The intent of Hudlin and scripters Jay Scherick and David Ronn was obviously to fashion a modern screwball comedy set on the road, a twenty-first century variant of classics like “It Happened One Night.” But they’re even less successful than others who have tried going that route in recent years. The unlikely pair thrown together in this case are snide, cynical Joe Tyler (Perry), a New York process-server who for some reason makes bad wine in his apartment, and Sara Moore (Elizabeth Hurley), the curvaceous wife of a wealthy Texas rancher named Gordon (Bill Campbell). Gordon has a new squeeze, and hires Joe’s boss Ray (Cedric the Entertainer) to deliver divorce papers to Sara while she’s in NYC so that the case can be processed in Texas, where he’ll enjoy a distinct advantage. Sara, however, makes delivery-man Joe a counter- proposal: if he’ll return to Texas with her and serve Gordon with papers first, the case will be heard in New York, she’ll get a much better settlement, and she’ll give Joe a million bucks for his trouble. Meanwhile Joe’s dumb-as-a-post office rival Tony (Vincent Pastore) is sent to serve Sara before Joe can serve Gordon. What follows are lots of frantic chases and near-misses, leavened with tons of bad slapstick, a heavy dose of brutally unfunny violence, some excruciatingly cute romantic interludes, and a couple of sequences (one involving servicing a bull) so gruesomely gross that a viewer will get battle points for being able to sit through them without averting his eyes from the screen. At several points the plot comes to a false stop–an apparently insurmountable problem that indicates Gordon and Tony have won–but in every case some implausible switch occurs (usually involving a mistaken date or a failure to allow for differing time zones) that jump-starts the action again. Persuading the audience that the whole wretched business is over and then resuming it is a particularly cruel device in this instance.

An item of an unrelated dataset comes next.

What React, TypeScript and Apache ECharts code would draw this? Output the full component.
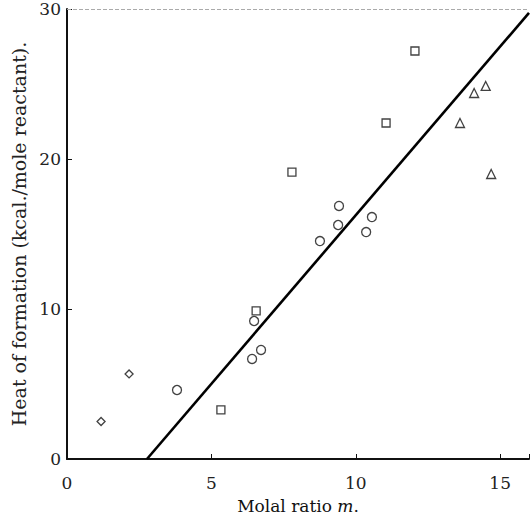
import React, { useEffect, useRef } from "react";
import * as echarts from "echarts";

const xTicks = [0, 5, 10, 15];
const yTicks = [0, 10, 20, 30];
const diamondPts: number[][] = [[1.18, 2.5], [2.15, 5.67]];
const circlePts: number[][] = [
  [3.81, 4.6], [6.48, 9.2], [6.41, 6.67], [6.72, 7.27], [8.76, 14.53],
  [9.39, 15.6], [9.42, 16.87], [10.36, 15.13], [10.56, 16.13],
];
const squarePts: number[][] = [
  [5.33, 3.27], [6.55, 9.87], [7.79, 19.13], [11.05, 22.4], [12.05, 27.2],
];
const trianglePts: number[][] = [
  [13.61, 22.4], [14.1, 24.4], [14.5, 24.87], [14.69, 19.0],
];
const fitLine: number[][] = [[2.77, 0], [16, 29.74]];

const FONT = "DejaVu Serif";

export default function App() {
  const ref = useRef<HTMLDivElement>(null);
  useEffect(() => {
    if (!ref.current) return;
    const chart = echarts.init(ref.current, null, { renderer: "svg" });
    const markerStyle = { color: "#fff", borderColor: "#111", borderWidth: 1.3 };
    chart.setOption({
      animation: false,
      backgroundColor: "#fff",
      grid: { left: 67, right: 2, top: 9, bottom: 61, containLabel: false, outerBoundsMode: "none" },
      xAxis: {
        type: "value",
        min: 0,
        max: 16,
        interval: 5,
        name: "Molal ratio {i|m}.",
        nameLocation: "middle",
        nameGap: 38,
        nameTextStyle: {
          fontFamily: FONT,
          fontSize: 17,
          color: "#111",
          rich: { i: { fontFamily: FONT, fontStyle: "italic", fontSize: 17, color: "#111" } },
        },
        axisLine: { show: true, lineStyle: { color: "#111", width: 2 } },
        axisTick: { show: true, inside: true, length: 5, lineStyle: { color: "#111" } },
        axisLabel: {
          fontFamily: FONT,
          fontSize: 17,
          color: "#222",
          margin: 15,
          formatter: (v: number) => (xTicks.includes(v) ? String(v) : ""),
        },
        splitLine: { show: false },
      },
      yAxis: {
        type: "value",
        min: 0,
        max: 30,
        interval: 10,
        name: "Heat of formation (kcal./mole reactant).",
        nameLocation: "middle",
        nameGap: 39,
        nameTextStyle: { fontFamily: FONT, fontSize: 19, color: "#222" },
        axisLine: { show: true, lineStyle: { color: "#111", width: 2 } },
        axisTick: { show: true, inside: true, length: 5, lineStyle: { color: "#111" } },
        axisLabel: {
          fontFamily: FONT,
          fontSize: 17,
          color: "#222",
          margin: 6,
          formatter: (v: number) => (yTicks.includes(v) ? String(v) : ""),
        },
        splitLine: { show: false },
      },
      series: [
        {
          type: "line",
          data: fitLine,
          symbol: "none",
          lineStyle: { color: "#000", width: 2.6 },
          z: 1,
          markLine: {
            silent: true,
            symbol: "none",
            label: { show: false },
            lineStyle: { color: "#aaa", width: 1, type: "dashed" },
            data: [{ yAxis: 30 }],
          },
        },
        { type: "scatter", data: diamondPts, symbol: "diamond", symbolSize: 8, itemStyle: markerStyle, z: 3 },
        { type: "scatter", data: circlePts, symbol: "circle", symbolSize: 9, itemStyle: markerStyle, z: 3 },
        { type: "scatter", data: squarePts, symbol: "rect", symbolSize: 8, itemStyle: markerStyle, z: 3 },
        { type: "scatter", data: trianglePts, symbol: "triangle", symbolSize: 9, itemStyle: markerStyle, z: 3 },
      ],
    });
    return () => chart.dispose();
  }, []);
  return <div ref={ref} style={{ width: 531, height: 520, position: "absolute", left: 0, top: 0 }} />;
}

Then there are the caricatures. The New Yorkers are pretty much spared, if you set aside Pastore’s customary broadness, but Texans are hit hard: judging from what goes on here, even well-to-do Dallasites speak in the broadest accents and sport either Breck hair (if women) or Stetson hats (if men). They all carry concealed handguns and go in droves to Monster Truck Rallys. And, of course, what most distinguishes the state is its enthusiastic support of the death penalty (an establishing shot shows a billboard advertising the local electric chair). It isn’t that these observations don’t have a bit of truth to them; it’s merely that Hudlin plays everything too heavy-handedly. A bit of subtlety would make a world of difference.

The same hamfistedness is evident in the performances. Perry showed himself an adept physical comedian in “The Whole Nine Yards,” but he’s much less nimble this time around; a good deal of the slapstick is very poorly choreographed, and much of it is far too cruel to be funny. (Perry doesn’t look all that well in any event, and his character is so waspish that he’s hard to love.) Hurley, by contrast, seems game but stiff, and Campbell, Pastore and Cedric are so far over the top that they come across as positively desperate–an understandable condition given the circumstances, perhaps, but not one that’s amusing to see. Technically the picture is reasonably well appointed, though the editing often seems ragged and the cinematography harsh.

The end result is a serving of “Sara” that you’d do well to decline.